## EXERCISE INSTRUCTIONS
Determine the number of lines containing the word "matplotlib", and state that figure alone.

* * *

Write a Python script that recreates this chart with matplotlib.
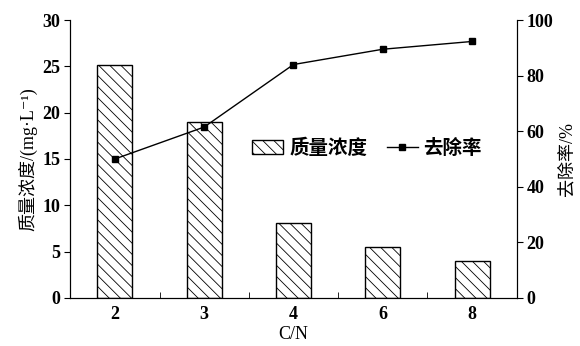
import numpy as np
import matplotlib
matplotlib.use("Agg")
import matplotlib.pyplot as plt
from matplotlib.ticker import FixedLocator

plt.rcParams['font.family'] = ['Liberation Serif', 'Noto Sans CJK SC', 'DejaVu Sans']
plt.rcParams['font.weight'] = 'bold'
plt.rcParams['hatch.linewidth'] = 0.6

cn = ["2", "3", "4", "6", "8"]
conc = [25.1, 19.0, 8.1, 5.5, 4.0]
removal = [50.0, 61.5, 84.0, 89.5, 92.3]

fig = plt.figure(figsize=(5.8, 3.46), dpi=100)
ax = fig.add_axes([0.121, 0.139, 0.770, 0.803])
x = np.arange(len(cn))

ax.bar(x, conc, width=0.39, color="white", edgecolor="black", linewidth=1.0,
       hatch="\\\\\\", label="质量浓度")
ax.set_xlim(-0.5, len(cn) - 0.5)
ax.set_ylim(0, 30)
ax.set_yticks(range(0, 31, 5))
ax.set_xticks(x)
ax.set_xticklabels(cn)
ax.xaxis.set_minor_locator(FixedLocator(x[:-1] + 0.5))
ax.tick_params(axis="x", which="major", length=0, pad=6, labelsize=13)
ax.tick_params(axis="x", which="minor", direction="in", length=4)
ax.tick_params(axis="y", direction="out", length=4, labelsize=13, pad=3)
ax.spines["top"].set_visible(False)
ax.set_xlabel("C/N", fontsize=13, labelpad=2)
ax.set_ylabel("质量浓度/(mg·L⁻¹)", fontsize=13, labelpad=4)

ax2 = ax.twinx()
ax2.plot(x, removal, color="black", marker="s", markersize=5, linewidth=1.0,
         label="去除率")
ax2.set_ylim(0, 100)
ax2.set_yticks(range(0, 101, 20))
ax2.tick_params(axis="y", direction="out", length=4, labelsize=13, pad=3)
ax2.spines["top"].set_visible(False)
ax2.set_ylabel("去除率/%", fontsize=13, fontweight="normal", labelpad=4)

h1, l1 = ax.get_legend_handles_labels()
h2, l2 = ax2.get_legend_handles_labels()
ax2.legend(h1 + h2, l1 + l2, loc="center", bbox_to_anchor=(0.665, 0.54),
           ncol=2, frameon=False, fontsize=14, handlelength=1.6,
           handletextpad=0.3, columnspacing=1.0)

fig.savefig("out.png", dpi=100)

* * *

## WRITTEN RESPONSE
5